The WFP has stated that it needs $125 million in urgent funding to avoid further cuts. The Special Rapporteur on the situation of human rights in Myanmar, Tom Andrews has stated that the repercussions of these cuts will be immediate and long-lasting as refugees are almost entirely dependent on assistance for their nutritional needs.
Despite humanitarian efforts, 45% of the Rohingya families are not eating a sufficient diet and malnutrition is widespread in the refugee camps. Some 40% of children have stunted growth and 40% of pregnant and breastfeeding women are anaemic. The budget cut will only worsen these conditions.
A reduction in food assistance can make refugees desperate and could lead to violence and unrest in the camps. This could also lead to a plethora of human rights concerns, such as an increased risk of human trafficking of children and long perilous boat rides to different countries in search of a better life. The number of Rohingya refugees taking dangerous sea journeys in the hope of reaching Malaysia or Indonesia has witnessed an increase of 360%.
The situation has also strained relations between Myanmar and its neighbours, particularly Bangladesh.
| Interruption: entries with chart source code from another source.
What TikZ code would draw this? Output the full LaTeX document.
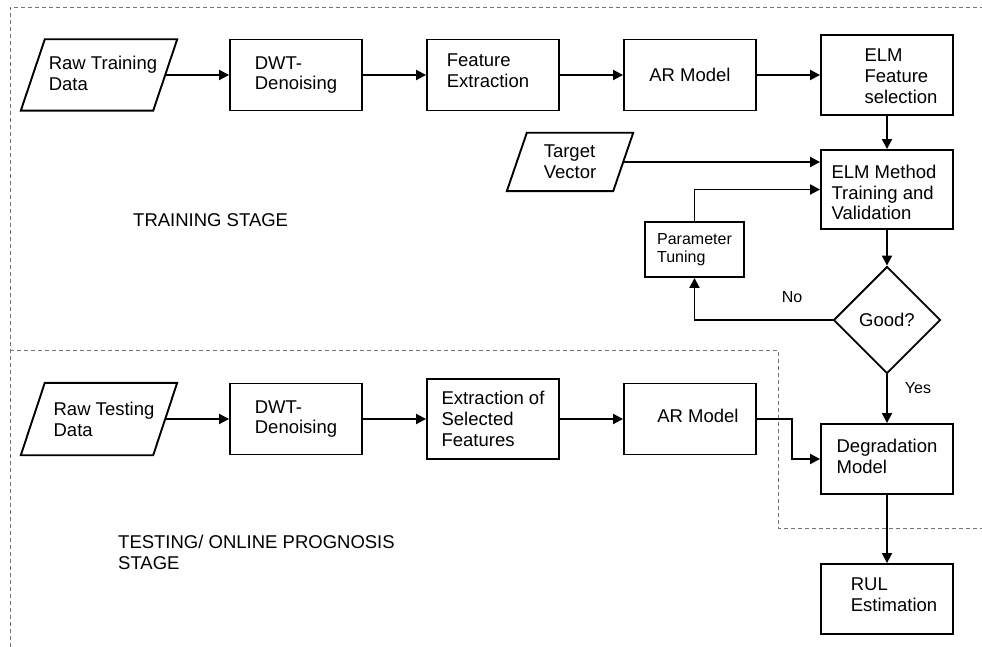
\documentclass[tikz,border=0pt]{standalone}
\usepackage{fontspec}
\setmainfont{Liberation Sans}
\usetikzlibrary{arrows.meta,shapes.geometric}

\begin{document}
\begin{tikzpicture}[x=1pt,y=-1pt,
  font=\fontsize{18.5}{20.8}\selectfont,
  box/.style={draw, line width=1.9pt, rectangle, inner sep=0pt, align=left,
    minimum width=132pt, minimum height=71pt},
  iobox/.style={inner sep=0pt, align=left, minimum width=132pt, minimum height=71pt},
  txt/.style={inner sep=0pt, align=left},
  outline/.style={draw, line width=1.9pt, line join=miter},
  flow/.style={line width=1.9pt, -{Triangle[length=10pt,width=10pt]}},
  stageline/.style={draw=black!55, line width=0.8pt, dash pattern=on 4pt off 3pt},
  tag/.style={inner sep=0pt, font=\fontsize{16}{18}\selectfont},
]
\useasboundingbox (0,0) rectangle (982,647);

% stage borders
\draw[stageline] (10,647) -- (10,7) -- (982,7);
\draw[stageline] (10,350) -- (778,350) -- (778,528) -- (982,528);

% training row
\node[iobox] (rtr) at (99,75) {};
\node[txt] (rtr-t) at ([xshift=4pt,yshift=2pt]rtr.center) {Raw Training\\Data};
\node[box] (dwt1) at (296,75) {DWT-\\Denoising};
\node[box] (fe) at (493,75) {};
\node[txt] (fe-t) at ([xshift=-5pt,yshift=4pt]fe.center) {Feature\\Extraction};
\node[box] (ar1) at (690,75) {AR Model};
\node[box, minimum height=80pt] (elmfs) at (887,75) {};
\node[txt] (elmfs-t) at ([xshift=14pt,yshift=-1pt]elmfs.center) {ELM\\Feature\\selection};

\node[iobox, minimum width=106pt, minimum height=58pt] (tv) at (570,162) {Target\\Vector};
\node[box, minimum height=79pt] (elmm) at (887,189.5) {};
\node[txt] (elmm-t) at ([xshift=-3pt,yshift=-3pt]elmm.center) {ELM Method\\Training and\\Validation};
\node[box, minimum width=99pt, minimum height=55pt, font=\fontsize{16}{18}\selectfont] (pt) at (694.5,249.5) {Parameter\\Tuning};
\node[draw, line width=1.9pt, diamond, aspect=1, inner sep=0pt, minimum size=107pt] (good) at (887,320) {Good?};

% testing row
\node[iobox, minimum height=72pt] (rte) at (99,419) {};
\node[txt] (rte-t) at ([xshift=5pt]rte.center) {Raw Testing\\Data};
\node[box] (dwt2) at (296,419) {DWT-\\Denoising};
\node[box, minimum height=80pt] (esf) at (493,419) {Extraction of\\Selected\\Features};
\node[box] (ar2) at (690,419) {};
\node[txt] (ar2-t) at ([xshift=8pt,yshift=3pt]ar2.center) {AR Model};
\node[box, minimum height=70pt] (deg) at (887,459) {};
\node[txt] (deg-t) at ([yshift=3pt]deg.center) {Degradation\\Model};
\node[box, minimum height=70pt] (rul) at (887,599) {};
\node[txt] (rul-t) at ([xshift=7pt,yshift=4pt]rul.center) {RUL\\Estimation};

% data input outlines
\foreach \n/\s in {rtr/12, rte/12, tv/10}{
  \draw[outline] ([xshift=\s]\n.north west) -- ([xshift=\s]\n.north east)
    -- ([xshift=-\s]\n.south east) -- ([xshift=-\s]\n.south west) -- cycle;
}

% stage labels
\node[inner sep=0pt, anchor=west] (trainlbl) at (133,220) {TRAINING STAGE};
\node[inner sep=0pt, anchor=west, align=left] (testlbl) at (118,552) {TESTING/ ONLINE PROGNOSIS\\STAGE};

% connectors
\draw[flow] (rtr.east) -- (dwt1.west);
\draw[flow] (dwt1.east) -- (fe.west);
\draw[flow] (fe.east) -- (ar1.west);
\draw[flow] (ar1.east) -- (elmfs.west);
\draw[flow] (elmfs.south) -- (elmm.north);
\draw[flow] (tv.east) -- (tv.east -| elmm.west);
\draw[flow] (pt.north) |- (elmm.west);
\draw[flow] (elmm.south) -- (good.north);
\draw[flow] (good.west) -| (pt.south);
\draw[flow] (good.south) -- (deg.north);

\draw[flow] (rte.east) -- (dwt2.west);
\draw[flow] (dwt2.east) -- (esf.west);
\draw[flow] (esf.east) -- (ar2.west);
\draw[flow] (ar2.east) -- ++(35,0) |- (deg.west);
\draw[flow] (deg.south) -- (rul.north);

\node[tag] (nolbl) at (792,297) {No};
\node[tag] (yeslbl) at (918,388) {Yes};
\end{tikzpicture}
\end{document}
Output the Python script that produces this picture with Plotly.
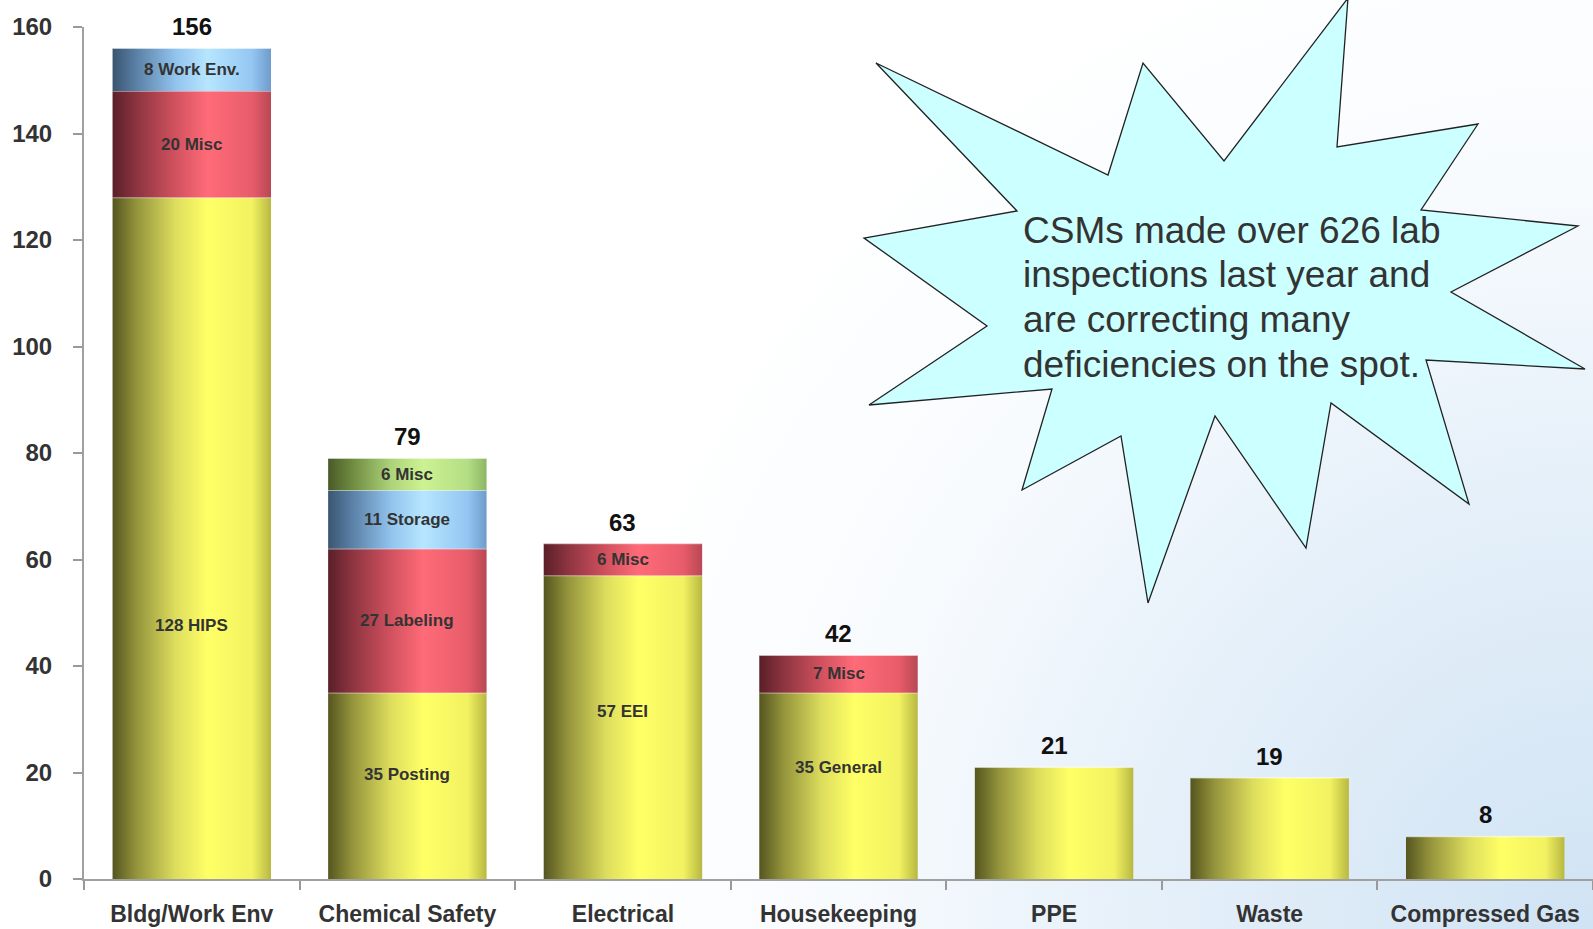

The international community has called on Myanmar to take steps to address the root causes of the crisis, including the issue of citizenship for the Rohingya and an end to discrimination and persecution.
In conclusion, the Rohingya crisis is a complex and ongoing humanitarian issue that has led to widespread suffering and displacement. It highlights the importance of addressing issues of discrimination and ethnic tension, and of ensuring that all people have access to basic human rights and protections. The international community must continue to work together to support the Rohingya and find a long-term solution to the crisis.